映画やアニメのノベライズは多いが、日本語で書かれたポカホンタスに関する歴史書は少ない。
ポカホンタスの生涯を史実に基づいて再現した歴史評伝小説『ポカホンタス』(和栗隆史著・講談社刊)が、1995年に出版されている。また同年、同著者によるポカホンタスの故郷を訪ねるガイドブック『ポカホンタスの秘密』(データハウス刊)が出版されている。
現実のポウハタン族によるポカホンタスの解説本としては、姉と義理の兄弟の証言を含めた『The True Story of Pocahontas: The Other Side of History』がある。
ヴァリナ農場で生まれたポカホンタスの唯一の息子トマス・ロルフは一人娘ジェーンを残した。ジェーンはロバート・ボーリング大佐と結婚し一人息子ジョン・ボーリングを生んだ。彼の子供たちは「赤い(赤膚の)ボーリング一族 (Red Bollings)」と呼ばれ、ポカホンタスとポウハタン酋長およびヴァージニア最初の入植者に遡ることのできる全米屈指の名家となっている。ウッドロウ・ウィルソン大統領の夫人イーディス・ボーリングもその一人であり、ほかにポカホンタスの子孫である者は政治家ジョージ・ランドルフ、リチャード・バード少将、ファーストレディのナンシー・レーガン、天文学者パーシヴァル・ローウェル、ジョン・マケイン議員、俳優エドワード・ノートン[9]らがいる。
系図学者はブッシュ家もポカホンタスと関係があるとしている。ジョージ・W・ブッシュ大統領の10代前の先祖のロバート・ボーリング・ジュニアはロバート・ボーリング大佐と後妻アン・スティスの息子であり、8代前の大叔母のメアリー・ケノンはポカホンタスの曾孫と結婚している。
ポカホンタスの直系の子孫であるスーザン・ドネルの著書『ポカホンタス』(竹書房文庫、池田真紀子訳)は日本でも出版されている。

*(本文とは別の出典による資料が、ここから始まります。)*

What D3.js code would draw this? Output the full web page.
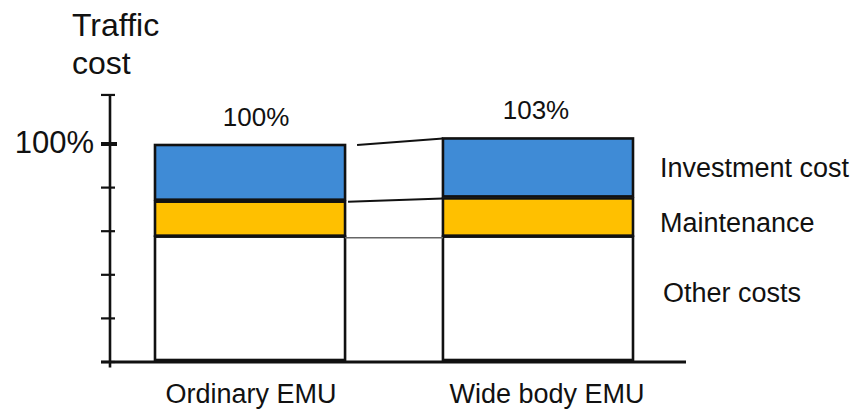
<!DOCTYPE html>
<html>
<head>
<meta charset="utf-8">
<script src="https://cdn.jsdelivr.net/npm/d3@7"></script>
<style>
  html, body { margin: 0; padding: 0; background: #fff; }
  svg { display: block; font-family: "Liberation Sans", Arial, sans-serif; }
</style>
</head>
<body>
<div id="chart"></div>
<script>
// ---- data ----
const categories = ["Ordinary EMU", "Wide body EMU"];
const seriesNames = ["Other costs", "Maintenance", "Investment cost"];
const otherCosts = [57.5, 57.5];
const maintenance = [16.5, 18];
const investment = [26, 27.5];
const totalLabels = ["100%", "103%"];
const yTicks = [0, 20, 40, 60, 80, 100];
const yTickLabel = "100%";
const axisTitle = ["Traffic", "cost"];

// ---- layout ----
const W = 856, H = 410;
const svg = d3.select("#chart").append("svg").attr("width", W).attr("height", H);

const y = d3.scaleLinear().domain([0, 100]).range([362, 144]);
const x = d3.scaleBand().domain(categories).range([155, 633]).paddingInner(0.34);
const colors = d3.scaleOrdinal().domain(seriesNames).range(["#ffffff", "#ffc000", "#3f8bd6"]);

const rows = categories.map((c, i) => ({
  cat: c, "Other costs": otherCosts[i], "Maintenance": maintenance[i], "Investment cost": investment[i]
}));
const stacked = d3.stack().keys(seriesNames)(rows);

// bars
const g = svg.append("g");
stacked.forEach(layer => {
  g.selectAll(null).data(layer).enter().append("rect")
    .attr("x", d => x(d.data.cat))
    .attr("width", x.bandwidth())
    .attr("y", d => y(d[1]) + (layer.key === "Other costs" ? 0 : 1))
    .attr("height", d => Math.max(0, y(d[0]) - y(d[1]) - (layer.key === "Other costs" ? 2 : 2)))
    .attr("fill", colors(layer.key))
    .attr("stroke", "#111")
    .attr("stroke-width", 2.6);
});

// connector lines between bars
const xa = x(categories[0]) + x.bandwidth();
const xb = x(categories[1]);
const connectors = [
  { k: 2, dx: 12, color: "#111", w: 2 },
  { k: 1, dx: 3, color: "#111", w: 2 },
  { k: 0, dx: 0, color: "#666", w: 1.5 }
];
connectors.forEach(cn => {
  svg.append("line")
    .attr("x1", xa + cn.dx).attr("y1", y(stacked[cn.k][0][1]) + 1)
    .attr("x2", xb).attr("y2", y(stacked[cn.k][1][1]) + 1)
    .attr("stroke", cn.color).attr("stroke-width", cn.w);
});

// y axis
const ax = 110;
svg.append("line").attr("x1", ax).attr("x2", ax).attr("y1", y(122.5)).attr("y2", y(-2.5))
  .attr("stroke", "#111").attr("stroke-width", 2.6);
svg.append("line").attr("x1", 101).attr("x2", 115).attr("y1", y(122.5)).attr("y2", y(122.5))
  .attr("stroke", "#111").attr("stroke-width", 2.2);
svg.selectAll(".tick").data(yTicks).enter().append("line")
  .attr("x1", 101).attr("x2", d => d === 100 ? 117 : 115)
  .attr("y1", d => y(d)).attr("y2", d => y(d))
  .attr("stroke", "#111").attr("stroke-width", d => d === 100 ? 4 : 2.2);
svg.append("text").attr("x", 94).attr("y", y(100) + 9)
  .attr("text-anchor", "end").attr("font-size", 31).attr("fill", "#111").text(yTickLabel);

// x axis baseline
svg.append("line").attr("x1", 101).attr("x2", 686).attr("y1", y(0)).attr("y2", y(0))
  .attr("stroke", "#111").attr("stroke-width", 3);

// axis title
svg.append("text").attr("x", 72).attr("y", 36).attr("font-size", 32).attr("fill", "#111").text(axisTitle[0]);
svg.append("text").attr("x", 72).attr("y", 74).attr("font-size", 32).attr("fill", "#111").text(axisTitle[1]);

// total labels
const totals = categories.map((c, i) => otherCosts[i] + maintenance[i] + investment[i]);
const labelShift = [6, -2];
svg.selectAll(".tot").data(categories).enter().append("text")
  .attr("x", (d, i) => x(d) + x.bandwidth() / 2 + labelShift[i])
  .attr("y", (d, i) => y(totals[i]) - 18)
  .attr("text-anchor", "middle").attr("font-size", 26).attr("fill", "#111")
  .text((d, i) => totalLabels[i]);

// category labels
const catShift = [1, 9];
svg.selectAll(".cat").data(categories).enter().append("text")
  .attr("x", (d, i) => x(d) + x.bandwidth() / 2 + catShift[i])
  .attr("y", 403)
  .attr("text-anchor", "middle").attr("font-size", 27).attr("fill", "#111")
  .text(d => d);

// series labels at the right
const lastRow = stacked.map(l => l[1]);
const legendPos = { "Investment cost": [660, 177], "Maintenance": [660, 232], "Other costs": [663, 302] };
seriesNames.forEach(s => {
  svg.append("text").attr("x", legendPos[s][0]).attr("y", legendPos[s][1])
    .attr("font-size", 27).attr("fill", "#111").text(s);
});
</script>
</body>
</html>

現在、ポカホンタスにちなんで名づけられた地名はアメリカに複数存在する。ヴァージニア州ポカホンタス、ヴァージニア州マトアカ、ウェストヴァージニア州マトアカ、アーカンソー州ポカホンタス、アイオワ州ポカホンタス郡、ウェストバージニア州ポカホンタス郡は彼女の愛称ポカホンタスや本名マトアカにちなんでいる。ヴァージニア州には彼女の部族にちなんだ「ポウハタン郡」もある。また、ポカホンタス・パークウェー(ヴァージニア州道895号線)、ジョン・ロルフ・ハイウエー(ヴァージニア州道31号線)などの道路や、ヴァージニア州周辺のフェリー、土地会社などにもポカホンタスの名は使われている。
小惑星ポカホンタスはポカホンタスの名前にちなんで命名された[10]。
2017年、ドナルド・トランプ大統領は、かつて少数民族出身であると主張した過去があるエリザベス・ウォーレン上院議員について、ポカホンタスと揶揄したことがある[11]。